Valci Pelé é, inegavelmente, expoente e referência. Do exímio passista multipremiado; do diretor de ala de imenso prestígio e reconhecimento no carnaval; do coreógrafo de trabalhos em várias frentes criativas relacionadas às escolas de samba; do criador de uma técnica distinta para o ensino da dança do passista; do personagem que virou “lei municipal” para salvaguardar o 19 de janeiro como Dia do Passista.
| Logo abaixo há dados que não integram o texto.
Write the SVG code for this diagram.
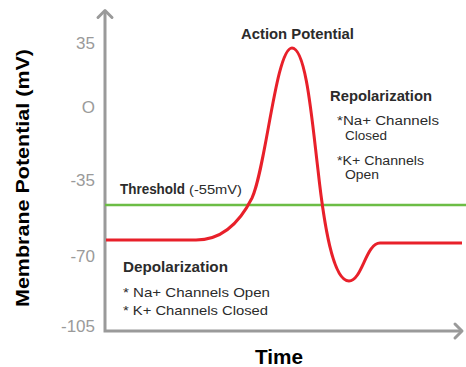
<svg xmlns="http://www.w3.org/2000/svg" width="466" height="367" viewBox="0 0 466 367">
<style>
.tick{font-family:"Liberation Sans",Arial,sans-serif;font-size:17px;fill:#9a9a9a;text-anchor:end}
.b{font-family:"Liberation Sans",Arial,sans-serif;font-weight:bold;fill:#2b2b2b}
.r{font-family:"Liberation Sans",Arial,sans-serif;font-size:13px;fill:#2b2b2b}
.rs{font-family:"Liberation Sans",Arial,sans-serif;font-size:12px;fill:#2b2b2b}
.axis{stroke:#9a9a9a;stroke-width:3;fill:none}
.ah{stroke:#9a9a9a;stroke-width:3;fill:none;stroke-linecap:round;stroke-linejoin:round}
</style>
<rect width="466" height="367" fill="#fff"/>
<g id="axes">
<path class="axis" d="M105,11 V331 H461"/>
<path class="ah" d="M98,17.5 L105,10.5 L112,17.5"/>
<path class="ah" d="M455,324 L462,331 L455,338"/>
</g>
<g id="ticks">
<text class="tick" x="95" y="49">35</text>
<text class="tick" x="95" y="113">O</text>
<text class="tick" x="95" y="186">-35</text>
<text class="tick" x="95" y="262">-70</text>
<text class="tick" x="95" y="332">-105</text>
</g>
<g id="y-label">
<text class="b" font-size="19" transform="translate(29,178) rotate(-90)" text-anchor="middle" style="fill:#000" textLength="258" lengthAdjust="spacingAndGlyphs">Membrane Potential (mV)</text>
</g>
<g id="x-label">
<text class="b" font-size="21" x="255" y="364" style="fill:#000" textLength="48" lengthAdjust="spacingAndGlyphs">Time</text>
</g>
<g id="threshold">
<line x1="105" y1="205" x2="466" y2="205" stroke="#6cbd45" stroke-width="2.5"/>
<text class="b" font-size="14" x="120" y="194" textLength="65" lengthAdjust="spacingAndGlyphs">Threshold</text>
<text class="r" x="189" y="194" textLength="53" lengthAdjust="spacingAndGlyphs">(-55mV)</text>
</g>
<g id="connectors">
<path d="M106,240 H196 C222,240 240,222 252,198 C266,168 276,48 292,48 C306,48 312,120 318,170 C324,225 333,281 349,281 C362,281 366,243 380,243 H462" fill="none" stroke="#e8202a" stroke-width="3" stroke-linejoin="round"/>
</g>
<g id="action-potential">
<text class="b" font-size="15" x="241" y="39" textLength="113" lengthAdjust="spacingAndGlyphs">Action Potential</text>
</g>
<g id="repolarization">
<text class="b" font-size="14.5" x="330" y="101" textLength="102" lengthAdjust="spacingAndGlyphs">Repolarization</text>
<text class="rs" x="337" y="125" textLength="102" lengthAdjust="spacingAndGlyphs">*Na+ Channels</text>
<text class="rs" x="345" y="140" textLength="42" lengthAdjust="spacingAndGlyphs">Closed</text>
<text class="rs" x="337" y="164.5" textLength="87" lengthAdjust="spacingAndGlyphs">*K+ Channels</text>
<text class="rs" x="345" y="179" textLength="34" lengthAdjust="spacingAndGlyphs">Open</text>
</g>
<g id="depolarization">
<text class="b" font-size="15" x="123" y="272" textLength="105" lengthAdjust="spacingAndGlyphs">Depolarization</text>
<text class="r" x="123" y="297" textLength="147" lengthAdjust="spacingAndGlyphs">* Na+ Channels Open</text>
<text class="r" x="123" y="315" textLength="145" lengthAdjust="spacingAndGlyphs">* K+ Channels Closed</text>
</g>
</svg>
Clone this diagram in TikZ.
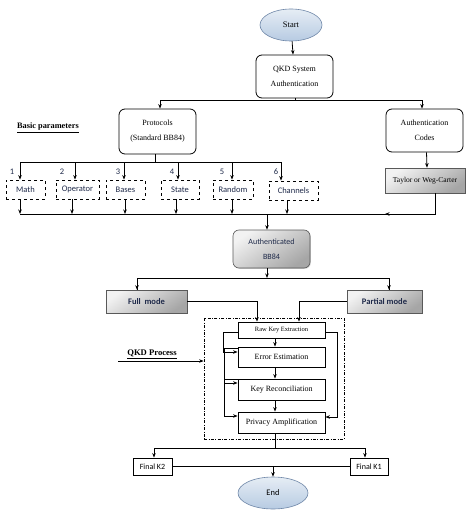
\documentclass[tikz,border=0pt]{standalone}
\usepackage{fontspec}
\setmainfont{Liberation Serif}
\newfontfamily\calfont{Carlito}
\usetikzlibrary{arrows.meta,shapes.geometric,shadows}
\definecolor{navy}{HTML}{1F2A4A}
\definecolor{ovalfill}{HTML}{B7CBE2}
\definecolor{ovaldraw}{HTML}{6F87A8}
\begin{document}
\begin{tikzpicture}[x=1pt,y=-1pt,
  ln/.style={line width=0.8pt},
  arr/.style={line width=0.8pt,-{Stealth[length=4.5pt,width=3.5pt]}},
  rbox/.style={draw,line width=0.8pt,rounded corners=6pt,inner sep=0pt,align=center,
    font=\fontsize{8}{15}\selectfont},
  dbox/.style={draw,dashed,line width=0.8pt,inner sep=0pt,text=navy,
    font=\calfont\fontsize{8.5}{9}\selectfont},
  gbox/.style={draw=gray!70!black,line width=0.6pt,inner sep=0pt,align=center,
    top color=gray!10,bottom color=gray!70,shading angle=35,
    drop shadow={shadow xshift=0.8pt,shadow yshift=-0.8pt,opacity=0.35}},
  pbox/.style={draw,line width=0.8pt,inner sep=0pt,font=\fontsize{8}{9}\selectfont},
  fbox/.style={draw,line width=0.8pt,inner sep=0pt,font=\calfont\fontsize{8}{9}\selectfont},
  oval/.style={ellipse,draw=ovaldraw,line width=0.6pt,inner sep=0pt,
    top color=ovalfill!35,bottom color=ovalfill,
    font=\fontsize{8.5}{10}\selectfont},
  num/.style={text=navy,font=\calfont\fontsize{8.5}{9}\selectfont,inner sep=0pt},
  lbl/.style={font=\bfseries\fontsize{8.3}{9}\selectfont,inner sep=0pt}
]
\useasboundingbox[fill=white] (0,0) rectangle (474,513);

% nodes
\node[oval,minimum width=62pt,minimum height=32pt] (start) at (291,25) {Start};
\node[rbox,minimum width=77pt,minimum height=43pt] (qkd) at (294.5,76.5) {QKD System\\Authentication};
\node[rbox,minimum width=77pt,minimum height=45pt] (proto) at (157.5,131.5) {Protocols\\(Standard BB84)};
\node[rbox,minimum width=77pt,minimum height=43pt] (auth) at (424.5,130.5) {Authentication\\Codes};
\node[lbl,anchor=west] (basic) at (17,128) {\underline{Basic parameters}};

\node[dbox,minimum width=39pt,minimum height=19pt] (b1) at (25.5,189.5) {Math};
\node[dbox,minimum width=43pt,minimum height=19pt] (b2) at (77.5,189.5) {Operator};
\node[dbox,minimum width=39pt,minimum height=19pt] (b3) at (125.5,189.5) {Bases};
\node[dbox,minimum width=38pt,minimum height=19pt] (b4) at (180,189.5) {State};
\node[dbox,minimum width=40pt,minimum height=19pt] (b5) at (233,189.5) {Random};
\node[dbox,minimum width=49pt,minimum height=19pt] (b6) at (293.5,190.5) {Channels};
\node[num] (n1) at (12,172) {1};
\node[num] (n2) at (62,172) {2};
\node[num] (n3) at (118,172) {3};
\node[num] (n4) at (172,172) {4};
\node[num] (n5) at (222,172) {5};
\node[num] (n6) at (276,172) {6};

\node[gbox,minimum width=80pt,minimum height=25pt,font=\fontsize{7.5}{9}\selectfont] (tay) at (425,180.5) {Taylor or Weg-Carter};
\node[gbox,rounded corners=6pt,minimum width=77pt,minimum height=38pt,text=navy,
  font=\calfont\fontsize{8}{15}\selectfont] (abb) at (271.5,249) {Authenticated\\BB84};
\node[gbox,minimum width=81pt,minimum height=23pt,text=navy,
  font=\calfont\bfseries\fontsize{8.5}{9}\selectfont] (full) at (146.5,301.5) {Full\ \ mode};
\node[gbox,minimum width=75pt,minimum height=23pt,text=navy,
  font=\calfont\bfseries\fontsize{8.5}{9}\selectfont] (part) at (384.5,301.5) {Partial mode};

\node[draw,line width=0.7pt,dash pattern=on 3pt off 1.5pt on 0.8pt off 1.5pt,
  minimum width=140pt,minimum height=121pt,inner sep=0pt] (proc) at (274,378.5) {};
\node[pbox,minimum width=87pt,minimum height=16pt,font=\fontsize{6.5}{8}\selectfont] (raw) at (281.5,330) {Raw Key Extraction};
\node[pbox,minimum width=87pt,minimum height=20pt] (err) at (281.5,357) {Error Estimation};
\node[pbox,minimum width=87pt,minimum height=21pt] (rec) at (281.5,389.5) {Key Reconciliation};
\node[pbox,minimum width=87pt,minimum height=21pt] (priv) at (281.5,422.5) {Privacy Amplification};
\node[lbl,anchor=south,font=\bfseries\fontsize{8.6}{9}\selectfont] (qlab) at (152,359) {\underline{QKD Process}};
\coordinate (qstart) at (118,361);

\node[fbox,minimum width=39pt,minimum height=17pt] (k2) at (152.5,466.5) {Final K2};
\node[fbox,minimum width=38pt,minimum height=17pt] (k1) at (369,466.5) {Final\ K1};
\node[oval,minimum width=70pt,minimum height=32pt,font=\calfont\fontsize{8.5}{10}\selectfont] (end) at (273,493) {End};

% coordinates for junctions
\coordinate (j1) at (295,100.5);
\coordinate (bar1) at (155,162);
\coordinate (bar2) at (267,214);
\coordinate (j3) at (267,278);
\coordinate (j4) at (275,448);
\coordinate (j5) at (273,467);

% connectors
\draw[arr] (start) -- (qkd);
\draw[ln] (qkd.south -| j1) -- (j1);
\draw[arr] (j1) -| ([xshift=2.5pt]proto.north);
\draw[arr] (j1) -| ([xshift=-2.5pt]auth.north);

\draw[ln] ([xshift=-2.5pt]proto.south) -- (bar1);
\draw[ln] ([xshift=-5.5pt]b1.north |- bar1) -- ([xshift=-12.5pt]b6.north |- bar1);
\draw[arr] ([xshift=-5.5pt]b1.north |- bar1) -- ([xshift=-5.5pt]b1.north);
\draw[arr] ([xshift=-2.5pt]b2.north |- bar1) -- ([xshift=-2.5pt]b2.north);
\draw[arr] ([xshift=-1.5pt]b3.north |- bar1) -- ([xshift=-1.5pt]b3.north);
\draw[arr] ([xshift=-2pt]b4.north |- bar1) -- ([xshift=-2pt]b4.north);
\draw[arr] ([xshift=-1pt]b5.north |- bar1) -- ([xshift=-1pt]b5.north);
\draw[arr] ([xshift=-12.5pt]b6.north |- bar1) -- ([xshift=-12.5pt]b6.north);

\draw[arr] ([xshift=-5.5pt]b1.south) -- ([xshift=-5.5pt]b1.south |- bar2);
\draw[arr] ([xshift=-5.5pt]b2.south) -- ([xshift=-5.5pt]b2.south |- bar2);
\draw[arr] ([xshift=-0.5pt]b3.south) -- ([xshift=-0.5pt]b3.south |- bar2);
\draw[arr] ([xshift=-4pt]b4.south) -- ([xshift=-4pt]b4.south |- bar2);
\draw[arr] ([xshift=-1pt]b5.south) -- ([xshift=-1pt]b5.south |- bar2);
\draw[arr] ([xshift=-6.5pt]b6.south) -- ([xshift=-6.5pt]b6.south |- bar2);

\draw[arr] ([xshift=2pt]auth.south) -- ([xshift=2pt]tay.north);
\draw[ln] ([xshift=10pt]tay.south) -- ([xshift=10pt]tay.south |- bar2) -- ([xshift=-5.5pt]b1.south |- bar2);
\draw[arr] ([xshift=10pt]tay.south |- bar2) -- ([xshift=-40pt]tay.south |- bar2);
\draw[arr] (bar2) -- (abb.north -| bar2);

\draw[arr] (abb.south -| j3) -- (j3);
\draw[ln] (j3) -| ([xshift=-9.5pt]full.north);
\draw[ln] (j3) -| ([xshift=4.5pt]part.north);
\draw[arr] ([yshift=-6pt]j3 -| full.north) ++(-9.5pt,0) -- ([xshift=-9.5pt]full.north);
\draw[arr] ([yshift=-6pt]j3 -| part.north) ++(4.5pt,0) -- ([xshift=4.5pt]part.north);

\draw[arr] (full.east) -| ([xshift=-24.5pt]raw.north);
\draw[arr] (part.west) -| ([xshift=17.5pt]raw.north);

\draw[arr] ([xshift=-6.5pt]raw.south) -- ([xshift=-6.5pt]err.north);
\draw[arr] ([xshift=-6.5pt]err.south) -- ([xshift=-6.5pt]rec.north);
\draw[arr] ([xshift=-6.5pt]rec.south) -- ([xshift=-6.5pt]priv.north);

\draw[arr] ([yshift=-2pt]raw.west) -| ([xshift=-14pt,yshift=5pt]err.west) -- ([yshift=5pt]err.west);
\draw[arr] ([yshift=9pt]err.west) -- ++(-13pt,0) |- ([yshift=6.5pt]rec.west);
\draw[arr] ([yshift=10.5pt]rec.west) -- ++(-13pt,0) |- ([yshift=6.5pt]priv.west);
\draw[arr] ([yshift=-2pt]raw.east) -- ++(12pt,0) |- ([yshift=5.5pt]priv.east);

\draw[arr] (qstart) -- (proc.west |- qstart);

\draw[ln] ([xshift=-6.5pt]priv.south) -- (j4);
\draw[arr] (j4) -| ([xshift=1.5pt]k2.north);
\draw[arr] (j4) -| ([xshift=-4pt]k1.north);
\draw[ln] (k2.east) -- (k1.west);
\draw[arr] (j5) -- (end.north);
\end{tikzpicture}
\end{document}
A figura desse sempre educado e elegante personagem do carnaval carioca tornou-se emblemática e sinônimo de alta qualidade.

O que mais podemos dizer dessa personalidade já tão conhecida no mundo do samba?

É que Valci transcendeu seu ofício pragmático  – assinado com punho forte e imensa dedicação – de educador do samba, desde os tempos de suas oficinas com a eterna partner Nilce Fran no Projeto Primeiro Passo (SESC de Madureira, depois Parque Madureira).

Ele acaba de publicar seu primeiro livro, Passo dos Sonhos (Ed.Gramma), uma obra destinada ao público infantil, onde ele se apresenta como um personagem também infantil – o Cizinho –  e comunica às crianças um pouco de sua arte e do fascínio exercido pela dança do samba no pé, com ilustrações especialmente criadas pelo artista Paulo Vermelho para, segundo o release de lançamento, “brincar de Dança do Samba, passeando pelos pontos turísticos históricos e geográficos da cidade do Rio de Janeiro, que se apresentam como pinturas para estimular o conhecimento à cultura do samba e sua história”. 

A obra de Valci vem fortalecer um preceito que as escolas de samba têm buscado, de fato, consolidar através de suas escolas mirins: envolver o público infantil, hoje tão assediado por outros ritmos impostos pela mídia, com as matrizes verdadeiras do samba.

A excelência de Valci na qualidade de dançarino e coreógrafo é frequentemente celebrada sem que se destaque, da mesma forma, seu poderoso papel como educador. Porque a escola de samba sempre tentou preservar e transferir seus preceitos culturais como espécie de hereditariedade, mas poucos se dedicaram a fazer algo como ele desde o início fez. 

O livro de Valci dedicado às crianças não é um mero produto tentando dar sequência a uma carreira virtuosa: é a consequência direta de sua obra nos últimos anos, quando, já tendo esgotado todos os limites de seu escopo de atuação artística, dedicou-se a um projeto de ensino que é híbrido de ensino da dança e de inclusão social, citado, inclusive, em uma dissertação de mestrado – “Passistas de Escola de Samba: entre a técnica e a intuição, em busca da profissionalização”, da hoje doutoranda Silvia Borges.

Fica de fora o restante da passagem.